Either way, since the renaming was one of the issues that had held up the passage of the 18th Amendment, it was also one on which a realpolitik-tinged deal appears to have finally been made. And it was none too soon in the coming. Today, with Pakistan at the crossroads, facing home-grown and foreign-backed extremism and militancy that have wreaked havoc for the last three years, the renaming of the province will hopefully bring the ethnic Pashtun into mainstream politics, giving them ownership over the idea of a national identity. With this renaming, the Pashtun will inevitably become more apt to look to Pakistan than to Afghanistan, particularly given the continued lack of economic opportunities in the latter.
No fifth time?
Beyond the political compulsions that have led to the inclusion of ethnic identities in the Constitution of Pakistan, there remain other problem areas in the new amendment as well. Judges will be appointed by a newly set-up judicial commission that will have parliamentary oversight, which will help to ensure some transparency in the appointment of judges and thus make the judiciary more accountable. That is clearly a positive step. However, the number of petitions already filed in various courts challenging the 18 Amendment makes it apparent that the battle between the judiciary and the Parliament is far from settled. Indeed, their tussle for space in a broader democratic system is, and must be, ongoing, with each democratic debate and judicial pronouncement going towards building a stronger, more accountable democracy. India too has seen its share of judiciary-versus-parliament struggles, most notably in the Kesavananda Bharati case of 1973 (widely quoted in the Pakistani press in recent days), which decided that there was a ‘basic structure’ of the Constitution within which judicial intervention is not permissible. This is as it must be, since within any government the legislative arm, made up of elected members, must be supreme.

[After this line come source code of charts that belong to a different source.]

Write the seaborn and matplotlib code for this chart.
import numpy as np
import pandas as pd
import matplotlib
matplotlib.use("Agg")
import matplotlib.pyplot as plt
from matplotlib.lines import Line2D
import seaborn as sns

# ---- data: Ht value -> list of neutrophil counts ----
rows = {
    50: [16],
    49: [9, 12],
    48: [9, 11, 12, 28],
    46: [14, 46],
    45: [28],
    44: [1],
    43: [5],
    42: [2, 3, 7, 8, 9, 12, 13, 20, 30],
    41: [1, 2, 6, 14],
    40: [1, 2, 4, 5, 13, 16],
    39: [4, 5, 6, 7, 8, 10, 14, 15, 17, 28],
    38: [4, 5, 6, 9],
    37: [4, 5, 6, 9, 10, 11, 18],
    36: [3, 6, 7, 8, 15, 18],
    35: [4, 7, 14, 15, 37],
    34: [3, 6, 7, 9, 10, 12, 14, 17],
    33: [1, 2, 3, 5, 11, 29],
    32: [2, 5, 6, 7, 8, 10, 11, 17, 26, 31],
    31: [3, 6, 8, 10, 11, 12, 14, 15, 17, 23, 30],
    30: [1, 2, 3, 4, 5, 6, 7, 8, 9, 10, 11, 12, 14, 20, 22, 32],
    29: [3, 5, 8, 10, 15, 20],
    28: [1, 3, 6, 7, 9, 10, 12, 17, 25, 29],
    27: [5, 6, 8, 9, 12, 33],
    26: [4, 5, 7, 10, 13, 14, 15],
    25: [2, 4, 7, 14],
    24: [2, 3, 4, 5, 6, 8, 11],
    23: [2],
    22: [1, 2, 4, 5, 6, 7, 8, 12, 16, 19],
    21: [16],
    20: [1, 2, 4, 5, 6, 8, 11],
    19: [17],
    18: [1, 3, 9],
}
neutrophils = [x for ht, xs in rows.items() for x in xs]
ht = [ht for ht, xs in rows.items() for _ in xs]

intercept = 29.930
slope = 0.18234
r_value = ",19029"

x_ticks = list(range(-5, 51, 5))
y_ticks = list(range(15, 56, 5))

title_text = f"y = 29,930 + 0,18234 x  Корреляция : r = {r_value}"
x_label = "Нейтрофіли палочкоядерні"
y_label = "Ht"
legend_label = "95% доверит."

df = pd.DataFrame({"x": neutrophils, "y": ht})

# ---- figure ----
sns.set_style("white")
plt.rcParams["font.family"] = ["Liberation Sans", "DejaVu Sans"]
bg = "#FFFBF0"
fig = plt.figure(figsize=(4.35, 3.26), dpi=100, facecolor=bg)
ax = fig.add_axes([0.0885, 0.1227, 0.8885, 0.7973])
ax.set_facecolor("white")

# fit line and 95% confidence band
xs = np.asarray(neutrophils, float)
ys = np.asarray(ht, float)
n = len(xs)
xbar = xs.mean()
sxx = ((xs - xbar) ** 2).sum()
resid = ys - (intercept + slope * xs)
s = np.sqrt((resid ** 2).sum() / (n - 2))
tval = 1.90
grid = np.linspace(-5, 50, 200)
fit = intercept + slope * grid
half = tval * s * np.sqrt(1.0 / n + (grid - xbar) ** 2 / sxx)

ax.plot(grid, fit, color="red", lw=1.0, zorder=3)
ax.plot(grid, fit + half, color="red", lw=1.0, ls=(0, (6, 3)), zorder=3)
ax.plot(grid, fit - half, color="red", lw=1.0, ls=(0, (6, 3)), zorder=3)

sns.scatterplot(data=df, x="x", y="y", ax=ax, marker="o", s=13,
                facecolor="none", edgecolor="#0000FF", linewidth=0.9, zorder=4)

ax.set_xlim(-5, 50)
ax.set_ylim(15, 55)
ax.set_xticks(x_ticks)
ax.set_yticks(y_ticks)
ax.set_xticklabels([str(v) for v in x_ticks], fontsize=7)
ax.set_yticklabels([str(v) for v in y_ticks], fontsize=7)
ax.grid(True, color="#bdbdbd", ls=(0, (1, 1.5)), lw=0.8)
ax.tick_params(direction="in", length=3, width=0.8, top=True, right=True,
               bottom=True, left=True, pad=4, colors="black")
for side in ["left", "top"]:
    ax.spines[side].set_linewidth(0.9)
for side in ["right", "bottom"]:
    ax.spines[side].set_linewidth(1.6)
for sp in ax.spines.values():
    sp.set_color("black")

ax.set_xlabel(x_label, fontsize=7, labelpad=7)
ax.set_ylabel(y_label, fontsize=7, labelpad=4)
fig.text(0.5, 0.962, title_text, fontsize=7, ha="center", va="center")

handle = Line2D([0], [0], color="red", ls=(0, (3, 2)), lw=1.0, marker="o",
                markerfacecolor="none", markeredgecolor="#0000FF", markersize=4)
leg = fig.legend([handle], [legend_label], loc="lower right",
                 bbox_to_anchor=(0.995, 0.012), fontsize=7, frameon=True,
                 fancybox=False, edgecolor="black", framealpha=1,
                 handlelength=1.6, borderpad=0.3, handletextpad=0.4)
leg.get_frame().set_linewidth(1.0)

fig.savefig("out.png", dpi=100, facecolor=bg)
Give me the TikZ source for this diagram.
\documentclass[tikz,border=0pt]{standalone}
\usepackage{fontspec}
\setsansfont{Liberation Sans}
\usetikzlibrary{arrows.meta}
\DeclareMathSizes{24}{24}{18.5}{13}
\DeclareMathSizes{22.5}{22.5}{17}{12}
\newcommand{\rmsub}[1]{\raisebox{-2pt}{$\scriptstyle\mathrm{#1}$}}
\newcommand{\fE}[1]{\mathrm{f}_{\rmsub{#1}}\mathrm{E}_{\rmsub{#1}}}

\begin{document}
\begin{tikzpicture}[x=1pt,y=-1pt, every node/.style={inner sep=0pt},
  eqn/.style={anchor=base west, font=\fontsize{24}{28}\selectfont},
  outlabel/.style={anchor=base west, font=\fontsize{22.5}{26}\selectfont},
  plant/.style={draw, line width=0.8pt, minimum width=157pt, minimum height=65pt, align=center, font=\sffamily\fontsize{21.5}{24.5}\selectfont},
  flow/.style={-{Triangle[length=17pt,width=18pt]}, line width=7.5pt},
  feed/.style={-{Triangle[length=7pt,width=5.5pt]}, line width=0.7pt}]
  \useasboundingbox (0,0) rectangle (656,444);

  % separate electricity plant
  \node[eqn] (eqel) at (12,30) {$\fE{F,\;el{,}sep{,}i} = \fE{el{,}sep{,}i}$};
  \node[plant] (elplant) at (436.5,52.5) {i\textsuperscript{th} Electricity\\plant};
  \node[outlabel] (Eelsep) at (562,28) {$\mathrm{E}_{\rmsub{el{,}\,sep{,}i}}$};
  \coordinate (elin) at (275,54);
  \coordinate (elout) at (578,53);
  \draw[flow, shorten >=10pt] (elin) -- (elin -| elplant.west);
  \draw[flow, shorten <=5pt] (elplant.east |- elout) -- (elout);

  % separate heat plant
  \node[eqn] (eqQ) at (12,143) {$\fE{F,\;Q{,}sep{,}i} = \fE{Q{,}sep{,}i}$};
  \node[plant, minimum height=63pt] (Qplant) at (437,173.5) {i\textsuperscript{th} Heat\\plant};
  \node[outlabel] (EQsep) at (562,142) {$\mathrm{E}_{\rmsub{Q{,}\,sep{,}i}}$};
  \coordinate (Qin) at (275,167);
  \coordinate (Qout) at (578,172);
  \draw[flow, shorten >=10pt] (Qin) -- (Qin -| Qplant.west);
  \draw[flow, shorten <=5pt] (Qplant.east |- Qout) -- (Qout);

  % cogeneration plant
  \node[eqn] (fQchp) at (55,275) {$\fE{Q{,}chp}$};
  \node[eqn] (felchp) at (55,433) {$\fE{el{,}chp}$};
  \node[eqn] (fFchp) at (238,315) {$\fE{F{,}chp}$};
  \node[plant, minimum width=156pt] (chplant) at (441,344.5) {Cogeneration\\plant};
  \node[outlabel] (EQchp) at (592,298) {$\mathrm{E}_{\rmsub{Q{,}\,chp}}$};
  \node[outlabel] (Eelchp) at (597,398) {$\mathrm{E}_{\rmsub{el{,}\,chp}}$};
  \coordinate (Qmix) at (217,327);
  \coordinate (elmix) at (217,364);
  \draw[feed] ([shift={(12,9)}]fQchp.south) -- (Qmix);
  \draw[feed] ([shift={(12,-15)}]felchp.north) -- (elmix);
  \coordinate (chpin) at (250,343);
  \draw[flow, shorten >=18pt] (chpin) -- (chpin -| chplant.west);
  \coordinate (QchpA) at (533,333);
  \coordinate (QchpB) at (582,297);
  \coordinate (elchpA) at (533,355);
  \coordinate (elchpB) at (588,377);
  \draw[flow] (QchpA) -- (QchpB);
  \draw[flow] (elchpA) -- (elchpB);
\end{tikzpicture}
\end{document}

Yet the 18th Amendment seems not to have extended the same concern to ensuring the accountability of these elected representatives. The scrapping of the constitutional provision for intra-party elections, for instance, is problematic. Though this remains part of national legislation – the Political Parties Act – this is not nearly as strong a placement as when this was part of the Constitution, which remains the best place to enshrine provisions for the democratisation of institutions and increasing accountability. Finally, the new amendment includes a provision in which a member of a party could be disqualified from membership on grounds of defection. While this would seem to deal with political opportunism, in the context of feudal, family-run parties it holds out the danger of solidifying undemocratic leaders.
Despite these issues, the 18th Amendment marks a move towards solidifying democracy in Pakistan, a country desperately trying to cope with militancy, a growing energy crisis, food insecurity and a sinking economy. At the same time, one should not overestimate its impact in a country that has, as an independent nation, lived more under military rule than under democracy. There is no guarantee that the amendment has strengthened Parliament sufficiently to ensure that the country will not, again, come under military rule in future – which would constitute the fifth time in little over 60 years. But it will certainly make doing so far more difficult.